I don’t know whether anyone has given a name to the Lakoff-led revolution in thinking based on metaphor and neurological study.  One can barely cope with the storm of trace interpretation in geology, the genome, satellite studies on this planet and fly-by observations of others, linguistics, and what is called Deep Time that studies hominins, the 200 or so versions of humans who have left their bones alongside the history before them, before creatures, before life of any kind.  I get so excited I have to walk around a bit.  This is all new, a voyage of discovery.

It’s not just a familiar literary "New West" anymore.  Copyright of this antho is 1994 — that’s three decades ago.  The trendy thing to do now is move to Portland (where I grew up) and write about dislocated, semi-psychotic, transgressive youngsters.  (Ignoring the Montana Gothic writers who were so good at it.)  So much for creating enduring categories.  

This New West group, as Gregory Morris suggests, was much defined by Richard Hugo, a Seattle poet, deeply but belovedly alcoholic, who found a niche if not redemption in Missoula, which to some people is not really Montana at all but a suburb of the NW.  Morris didn't put him on his list.
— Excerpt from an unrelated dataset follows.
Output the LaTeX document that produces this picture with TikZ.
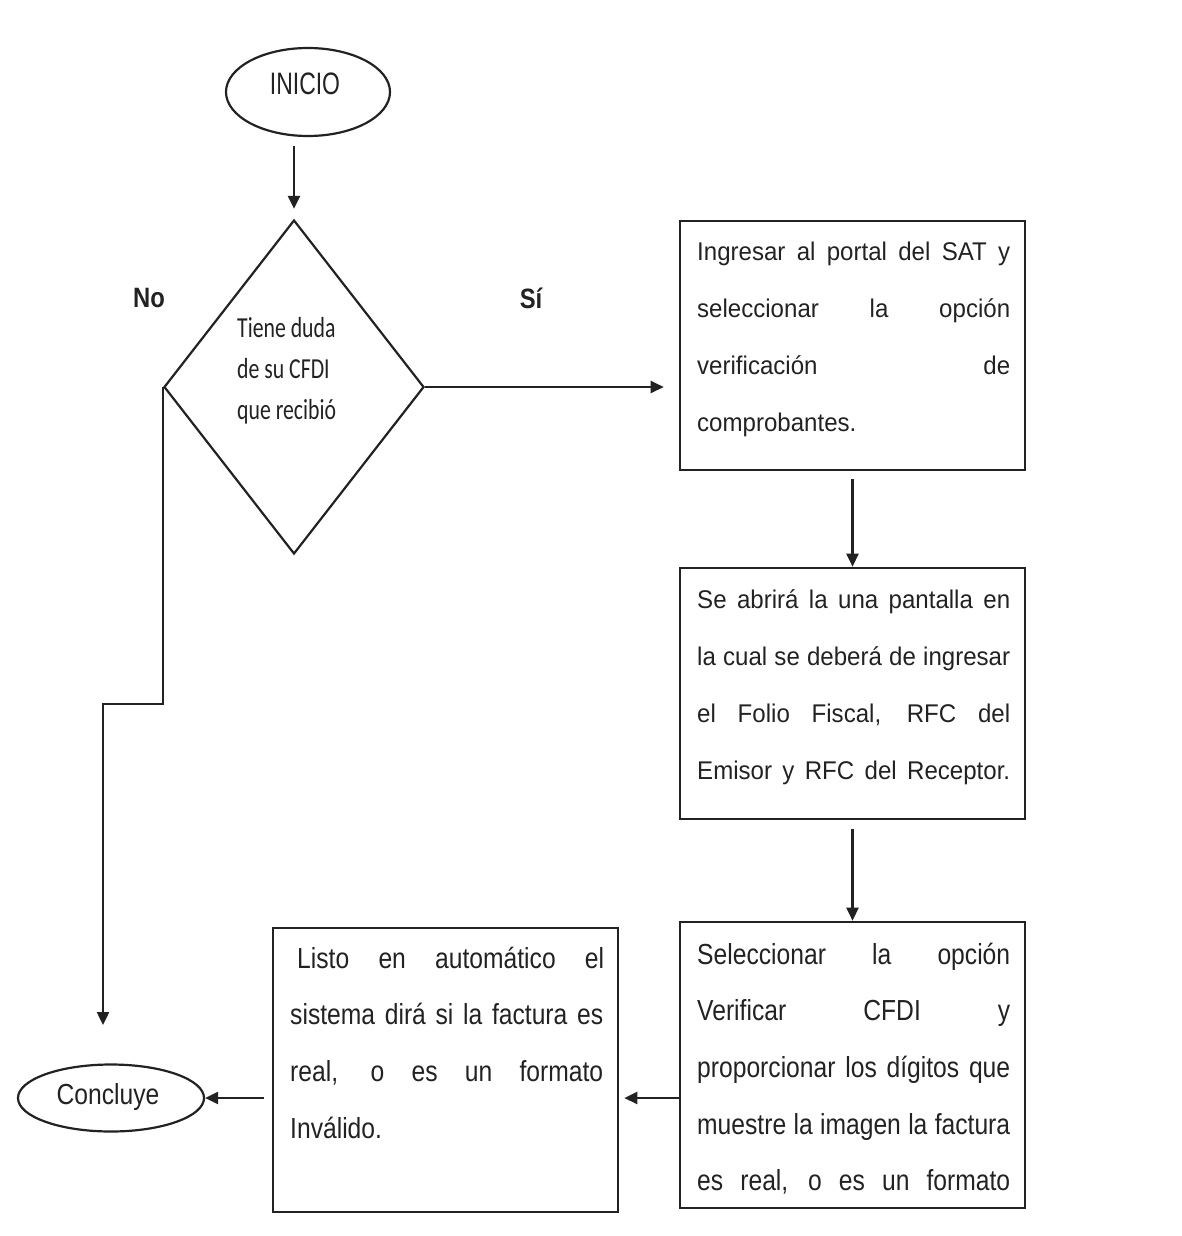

The publisher, the U of Nebraska Press, doesn’t list Morris or his book now, but the Amazon squib says,  “In interviews with fifteen contemporary writers of the American West, Gregory L. Morris demonstrates what these widely divergent talents have in common: they all redefine what it is to be a western writer. No longer enthralled (though sometimes inspired) by the literary traditions of openness, place, and rugged individualism, each of the writers has remained true to the demand for clarity, strength, and honesty, virtues sustained in their conversations. “  It strikes me as rather vague.

So what about Morris himself?  “Between 1988 and 1992 Morris, associate professor of American literature at Pennsylvania State University, conducted interviews in person or by mail with 15 contemporary western writers of fiction.”  He has two other books on Amazon, one about Frank Bergon (?) and one about John Gardner, both lit crit, academic, tenure fodder.  Eastern. 

He does mention Loren Eiseley in passing and Eiseley is perhaps one of the key writers for a new sweeping vision of the North American inland, extending up into Canada but maybe not so much into Mexico.  Eiseley gave me a way to think about the West that totally escaped the arguments about what is authentic, what is narcissistic, and who the proper audience might be.

There’s another factor here which is social revolution.  It’s not just a matter of including minorities, which might be why Amy Tan is on this list.  (There are still no blacks, gays, or old ladies as central characters.)  An enormous cultural upwelling came with the "discovery" of gays in the West, gender-role assignments of great cruelty to women and children, and the barely-below-the-surface nature of sex outside of marriage.  We’ve rethought animals.  These newer forces in writing have not been much defined nor described in any anthology I’ve seen, but then Montana is still busy censoring Sherman Alexie for writing about adolescent masturbation.

The set of authors interviewed by Morris stays on safe ground.  Not much sex and not much magic realism, if any.  Quite a bit of denial when it comes to politics, money and the keys to success.  Few of the writers on the list have published recently and a few have died.  So — were they a success?  Did it matter to their lives that they published books that people loved?

I'm keeping this book so I'll remember these writers and the impact they had on me when we were all young in the West.